Monday, 19 August 2024

Motions

Construction, Forestry and Maritime Employees Union, Australian Greens

11:38 am

Photo of David ShoebridgeDavid Shoebridge (NSW, Australian Greens) Share this | Hansard source

We wanted to move an amendment to this motion that would have called on the Minister for Employment and Workplace Relations to attend the chamber for ten minutes upon conclusion of this motion to explain whether Labor will return any of the millions in donations it has received from the CFMEU. We wanted to move that as an amendment, but there's a deal between the coalition and Labor to provide political cover for Labor, for whatever reason—I don't know. I don't know why you're trying to do that. We wanted to move that amendment and have the minister, the Six Million Dollar Man, come down and explain what Labor are going to do with the millions and millions and millions and millions and millions and millions of dollars that they have received in the last decade from the CFMEU.
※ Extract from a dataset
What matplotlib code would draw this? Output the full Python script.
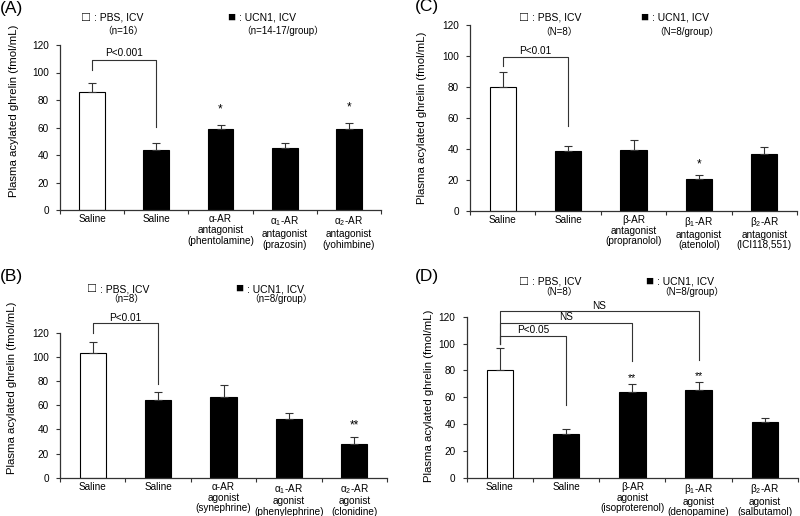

I will say this—I've said it before and I will say it again: the Greens have not received any political donations from the CFMEU since 2013, and I don't see that changing. It says so much about the so-called modern Labor Party and the coalition that we're debating a bill which is about very real and deep concerns about misogyny and violence, very real and deep concerns about union democracy, and very real and deep concerns about the overreach of a federal government to be able to reach into any organisation they choose—it starts with unions, it goes on to the next—and how we structure safeguards around that.

These very deep, real matters of principle have been engaging the Greens, both the party room and the movement across the country. These matters are very real principles of concern so as to ensure construction workers can go to work and come home alive, to ensure that the rights of individuals to have a democratically controlled union are not just overridden first by Minister Watt and then by Senator Cash when she's minister. These are matters of deep and real principles that we've been trying to negotiate with the government on, but, when on the other side of the negotiating table, it's 'Computer says "no"'. That's Minister Watt's negotiation style, 'Computer says "no"'. That's his negotiating style. That's his idea of negotiating, that and then threatening us with Labor memes. That's what we're dealing with.

We have matters of genuine principle that we want to see addressed through amendments and in-principle discussions. We've got these concerns we would like to articulate in detail in a second reading debate, but instead we're spending the time having this, what, second debate on the Birmingham double backflip belly-flop motion that we're dealing with. Instead we're doing that.